Fin février 2014, la Fédération mondiale des annonceurs (WFA) a présenté une étude portant sur 20 pays dans le monde, où elle pointe des pratiques opaques assez largement répandues lors d’achats d’espaces publicitaires. Même si elle présente la France comme le pays « où le marché média est le plus transparent, grâce à la loi Sapin qui empêche les agences de toucher des rabais de la part des médias-vendeurs », la fédération souligne cependant que « des préoccupations existent concernant la capacité de cette loi à couvrir les activités digitales émergentes ».
La nécessité de clarifier les nouvelles pratiques sur le digital.
L’encadrement des conditions d’achat/revente d’espaces par la loi Sapin implique que les nouveaux intermédiaires, en particulier les « trading desk », ne peuvent représenter à la fois les intérêts de l’annonceur et du vendeur d’espaces.

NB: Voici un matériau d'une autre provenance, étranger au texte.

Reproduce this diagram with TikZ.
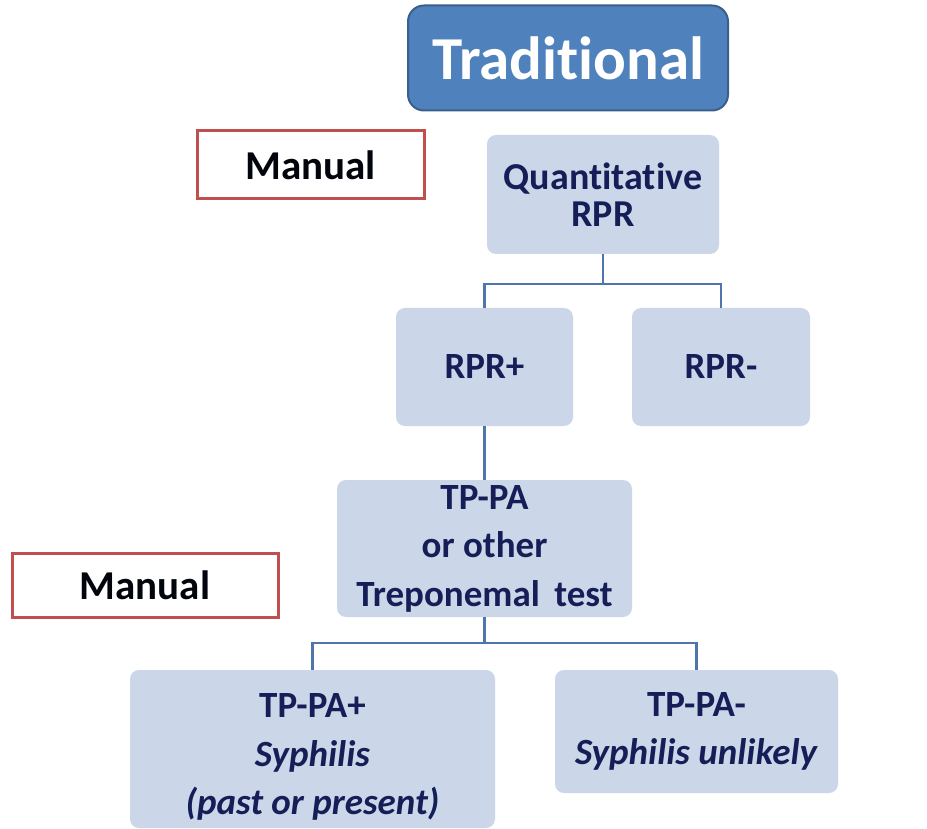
\documentclass[tikz,border=0pt]{standalone}
\usepackage{fontspec}
\setmainfont{Carlito}[Ligatures=NoCommon]
\definecolor{navy}{RGB}{22,30,88}
\definecolor{boxfill}{RGB}{203,215,232}
\definecolor{tradfill}{RGB}{79,129,189}
\definecolor{tradedge}{RGB}{58,95,140}
\definecolor{redline}{RGB}{192,80,77}
\definecolor{conn}{RGB}{79,118,172}
\begin{document}
\begin{tikzpicture}[x=1pt,y=-1pt,
  lbox/.style={fill=boxfill, rounded corners=9pt, align=center, text=navy,
    inner sep=0pt, font=\bfseries\fontsize{37}{48.5}\selectfont},
  manualbox/.style={draw=redline, line width=3pt, fill=white, inner sep=0pt,
    font=\bfseries\fontsize{41}{48}\selectfont, text=black!85!navy},
  tradbox/.style={draw=tradedge, line width=2pt, fill=tradfill, rounded corners=16pt,
    inner sep=0pt, text=white, font=\bfseries\fontsize{61}{70}\selectfont},
  link/.style={draw=conn, line width=2.2pt}]
\clip (0,0) rectangle (927,829);
\fill[white] (0,0) rectangle (927,829);

\node[tradbox, minimum width=320pt, minimum height=105pt] (trad) at (568,58) {Traditional};
\node[manualbox, minimum width=227pt, minimum height=68pt] (man1) at (310.5,165) {Manual};
\node[manualbox, minimum width=266pt, minimum height=64pt] (man2) at (145,585) {Manual};

\node[lbox, minimum width=232pt, minimum height=119pt, font=\bfseries\fontsize{38}{37}\selectfont] (q) at (603,194.5) {Quantitative\\RPR};
\node[lbox, minimum width=177pt, minimum height=118pt] (rprp) at (484.5,367) {RPR+};
\node[lbox, minimum width=178pt, minimum height=118pt] (rprm) at (721,367) {RPR-};
\node[lbox, minimum width=295pt, minimum height=137pt] (tp) at (484.5,548.5) {TP-PA\\or other\\Treponemal\ \,test};
\node[lbox, minimum width=365pt, minimum height=158pt, text depth=0pt] (tpp) at (312.5,749) {\rule{0pt}{34pt}TP-PA+\\\textit{Syphilis}\\\textit{(past or present)}};
\node[lbox, minimum width=283pt, minimum height=123pt] (tpm) at (696.5,731.5) {TP-PA-\\\textit{Syphilis unlikely}};

\draw[link] (q.south) -- ++(0,30) coordinate (qm);
\draw[link] (rprp.north) -- ++(0,-24) -| (rprm.north);
\draw[link] (rprp.south) -- (tp.north);
\draw[link] (tp.south) -- ++(0,26) coordinate (tm);
\draw[link] (tpp.north) -- ++(0,-27) -| (tpm.north);
\end{tikzpicture}
\end{document}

Une clarification du statut de ces nouveaux acteurs, intervenant sur l’ensemble de la chaine de valeur, et des obligations auxquelles ils sont soumis en application de la loi Sapin, nous semble par conséquent nécessaire, afin de sauvegarder la confiance dans les relations entre supports, régies, annonceurs et intermédiaires. Cette clarification devra prendre en considération les contraintes techniques et économiques propres aux services nouvellement proposés. Une précision de la notion de régie, telle qu’assimilée au vendeur d’espaces par la loi Sapin, est également indispensable.
Décryptage :
Popularisé outre-Atlantique, le real-time-bidding – c’est-à-dire les enchères en temps réel – a favorisé l’émergence de nombreux acronymes et anglicismes parfois obscurs.

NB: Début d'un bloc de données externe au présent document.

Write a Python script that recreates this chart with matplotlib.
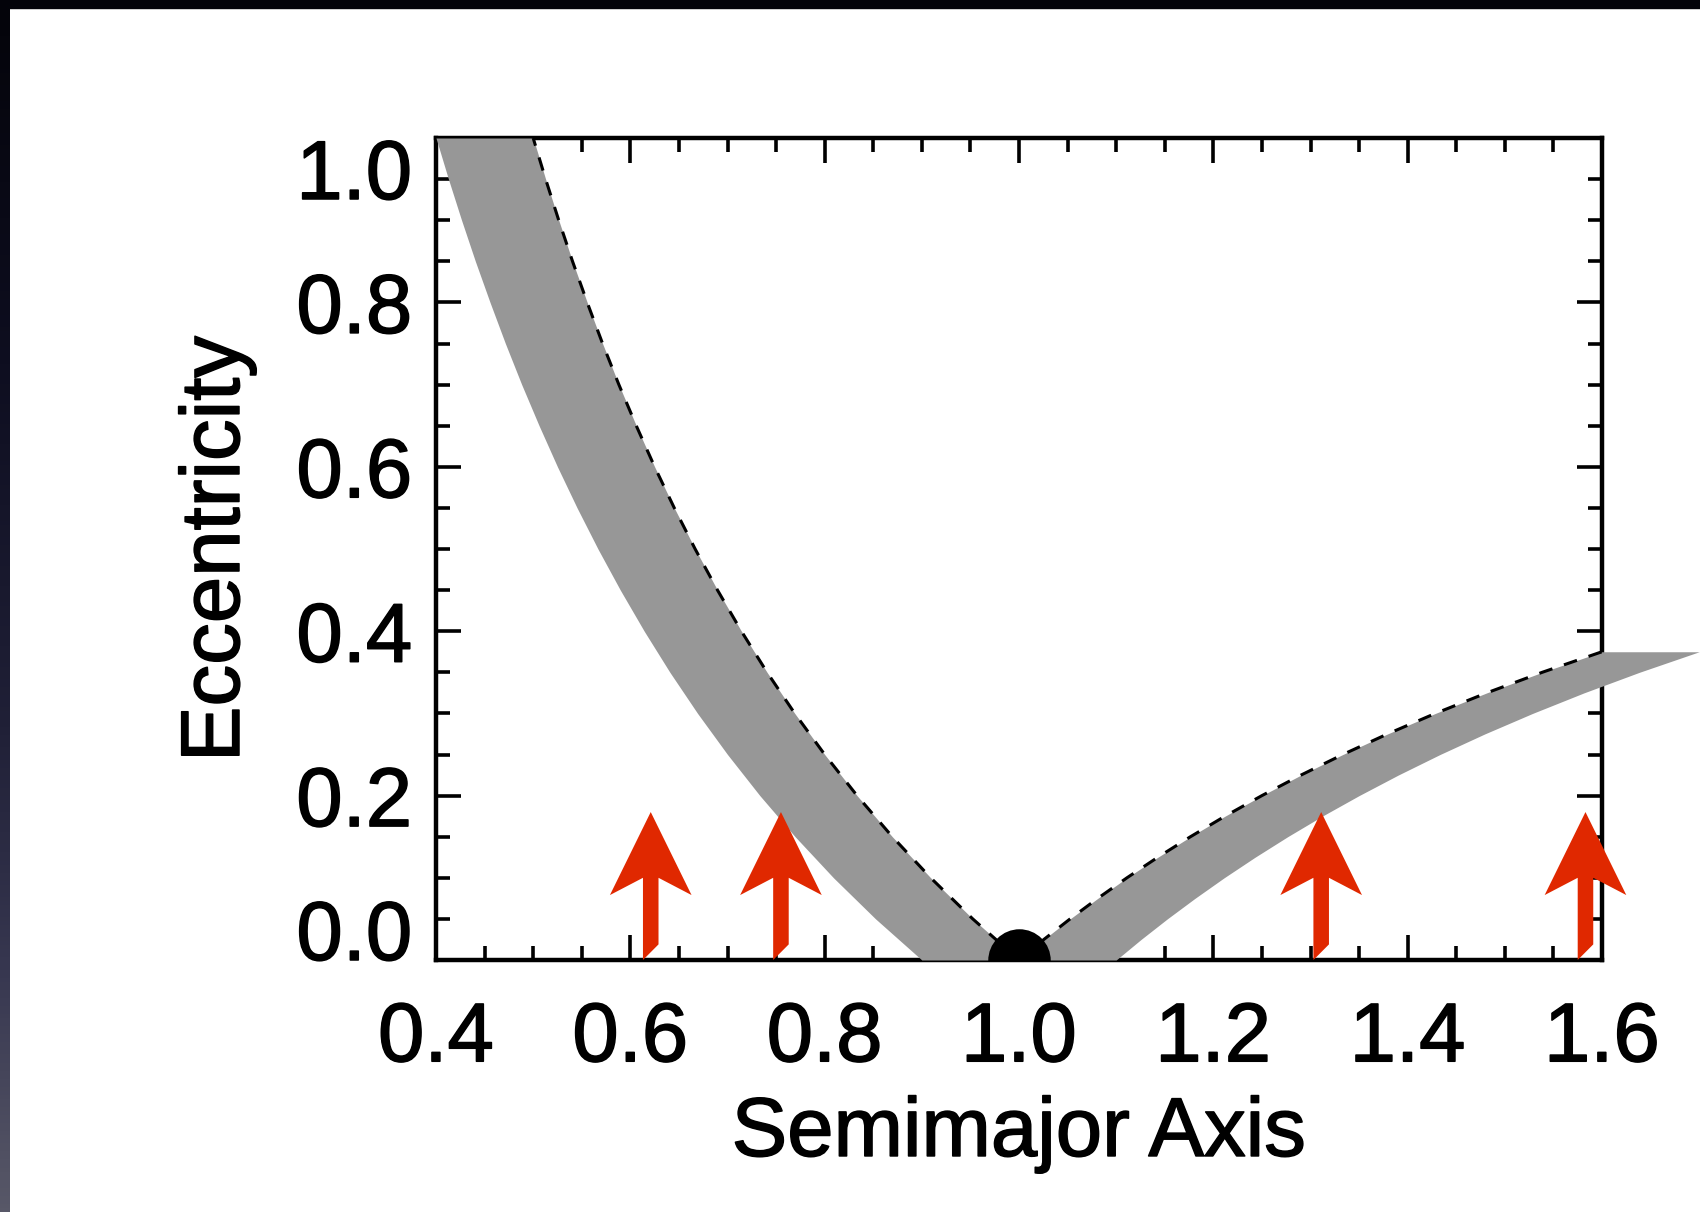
import numpy as np
import matplotlib
matplotlib.use("Agg")
import matplotlib.pyplot as plt
import matplotlib.patheffects as pe
from matplotlib.patches import Polygon, Rectangle
from matplotlib.ticker import MultipleLocator, FormatStrFormatter

plt.rcParams['font.family'] = ['Liberation Sans', 'DejaVu Sans']

#--------------------------------------------------------------------------------------------------
# inner crossing band (a < 1): eccentricity levels, dashed crossing curve, inner edge of the band
e_in = [0.0, 0.05, 0.10, 0.15, 0.20, 0.25, 0.30, 0.35, 0.40, 0.45, 0.50,
        0.55, 0.60, 0.65, 0.70, 0.75, 0.80, 0.85, 0.90, 0.95, 1.0]
a_in_cross = [1.0, 0.9524, 0.9091, 0.8696, 0.8333, 0.8, 0.7692, 0.7407, 0.7143, 0.6897, 0.6667,
              0.6452, 0.625, 0.6061, 0.5882, 0.5714, 0.5556, 0.5405, 0.5263, 0.5128, 0.5]
a_in_edge = [0.9, 0.8524, 0.8091, 0.7696, 0.7333, 0.7, 0.6692, 0.6407, 0.6143, 0.5897, 0.5667,
             0.5452, 0.525, 0.5061, 0.4882, 0.4714, 0.4556, 0.4405, 0.4263, 0.4128, 0.4]

# outer crossing band (a > 1)
e_out = [0.0, 0.025, 0.05, 0.075, 0.10, 0.125, 0.15, 0.175, 0.20,
         0.225, 0.25, 0.275, 0.30, 0.325, 0.35, 0.375]
a_out_cross = [1.0, 1.0256, 1.0526, 1.0811, 1.1111, 1.1429, 1.1765, 1.2121, 1.25,
               1.2903, 1.3333, 1.3793, 1.4286, 1.4815, 1.5385, 1.6]
a_out_edge = [1.1, 1.1256, 1.1526, 1.1811, 1.2111, 1.2429, 1.2765, 1.3121, 1.35,
              1.3903, 1.4333, 1.4793, 1.5286, 1.5815, 1.6385, 1.7]

planet_a = [1.0]
planet_e = [0.0]

arrow_a = [0.621, 0.755, 1.311, 1.583]
arrow_tip = 0.18

xticks = [0.4, 0.6, 0.8, 1.0, 1.2, 1.4, 1.6]
yticks = [0.0, 0.2, 0.4, 0.6, 0.8, 1.0]

#--------------------------------------------------------------------------------------------------
band_col = '#979797'
red = '#e02800'
fs = 60
bold_fx = [pe.withStroke(linewidth=1.1, foreground='k')]

fig = plt.figure(figsize=(17, 12.12), dpi=100)
fig.patch.set_facecolor('white')

# dark slide edge on the left (gradient) and top
strip = fig.add_axes([0, 0, 10/1700, 1])
stops_y = [0.0, 0.3, 0.6, 0.8, 1.0]
stops_c = [(4, 4, 10), (14, 14, 32), (32, 32, 55), (55, 55, 80), (88, 88, 104)]
yy = np.linspace(0, 1, 300)
grad = np.stack([np.interp(yy, stops_y, [c[k] for c in stops_c]) for k in range(3)], axis=-1) / 255.
strip.imshow(grad[:, None, :], aspect='auto', extent=[0, 1, 1, 0])
strip.axis('off')
fig.add_artist(Rectangle((0, 1 - 8/1212), 1, 8/1212, transform=fig.transFigure,
                         color='#03030a', zorder=10))

ax = fig.add_axes([436/1700, 1 - 960/1212, 1166/1700, 822/1212])

ax.fill_betweenx(e_in, a_in_edge, a_in_cross, color=band_col, lw=0, zorder=3, clip_on=False)
ax.fill_betweenx(e_out, a_out_cross, a_out_edge, color=band_col, lw=0, zorder=3, clip_on=False)

ax.plot(a_in_cross, e_in, color='k', lw=2.2, dashes=(4.5, 4.0), zorder=4)
ax.plot(a_out_cross, e_out, color='k', lw=2.2, dashes=(4.5, 4.0), zorder=4)

ax.plot(planet_a, planet_e, 'o', color='k', ms=45, mew=0, zorder=5)

# notched arrows (head width / lengths in data units)
hw, sw = 0.084, 0.016
barb, notch, cut = 0.079, 0.10, 0.019
for xa in arrow_a:
    verts = [(xa - sw/2, 0.0), (xa - sw/2, notch), (xa - hw/2, barb), (xa, arrow_tip),
             (xa + hw/2, barb), (xa + sw/2, notch), (xa + sw/2, cut)]
    ax.add_patch(Polygon(verts, closed=True, color=red, lw=0, zorder=6, clip_on=False))

ax.set_xlim(0.4, 1.6)
ax.set_ylim(0.0, 1.0)
ax.set_xticks(xticks)
ax.set_yticks(yticks)
ax.xaxis.set_minor_locator(MultipleLocator(0.05))
ax.yaxis.set_minor_locator(MultipleLocator(0.05))
ax.xaxis.set_major_formatter(FormatStrFormatter('%.1f'))
ax.yaxis.set_major_formatter(FormatStrFormatter('%.1f'))

ax.tick_params(which='both', direction='in', top=True, right=True, width=2.6, labelsize=fs)
ax.tick_params(which='major', length=18)
ax.tick_params(which='minor', length=10)
ax.tick_params(axis='x', which='major', pad=29)
ax.tick_params(axis='y', which='major', pad=17)
for s in ax.spines.values():
    s.set_linewidth(3.2)

for lab in ax.get_xticklabels() + ax.get_yticklabels():
    lab.set_path_effects(bold_fx)
ylabs = ax.get_yticklabels()
ylabs[0].set_va('baseline')
ylabs[-1].set_va('top')

ax.set_xlabel('Semimajor Axis', fontsize=fs, labelpad=12, path_effects=bold_fx)
ax.set_ylabel('Eccentricity', fontsize=fs, labelpad=29, path_effects=bold_fx)

plt.savefig('out.png', dpi=100)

Les enchères en temps réel ou real-time bidding (RTB) ont pris une part croissante dans les achats médias digitaux des annonceurs ces dernières années, d’abord aux États-Unis et au Royaume-Uni, avant de s’étendre au reste de l’Europe. En facilitant l’accès à un inventaire toujours plus important et fragmenté et en réduisant la complexité de l’achat et de la mise en œuvre des campagnes, cette technologie fait aujourd’hui figure de levier de croissance dans l’industrie du digital. En France, pays qui figure parmi les trois principaux marchés européens avec le Royaume-Uni et l’Allemagne, 8% des ventes de publicité en ligne proviennent des enchères en temps réel en 2012 selon le cabinet IDC, soit une croissance de 120% par rapport aux 23,1 millions d’euros dépensés en 2011.
Trading desk
Le trading desk est l’agence qui va prendre en charge l’achat d’impressions en temps réel pour le compte d’un annonceur sur les ad-exchanges. Pilotant sa stratégie d’achat grâce à un DSP, le trading-desk cible et achète l’audience que son client désire adresser et optimise sa campagne en fonction des performances obtenues sur les différents sites supports. Un trading desk peut être indépendant ou faire partie d’une agence média classique.
Ad-exchange
Un ad-exchange est une plateforme automatisée permettant d’optimiser l’achat et la vente d’impressions publicitaires en temps réel. A l’instar d’un marché financier, chaque impression mise à disposition est ainsi mise aux enchères par le vendeur (site, réseau d’éditeurs ou régie) et attribuée à l’émetteur de l’offre la plus élévée (annonceur, trading desk, agence média ou retargeter). L’arrivée de ce type de commercialisation d’espace favorise deux choses : la transparence (l’enchérisseur sait combien et pour quoi il paye) et le gain de temps, avec l’automatisation des phases de négociation et d’implémentation des campagnes.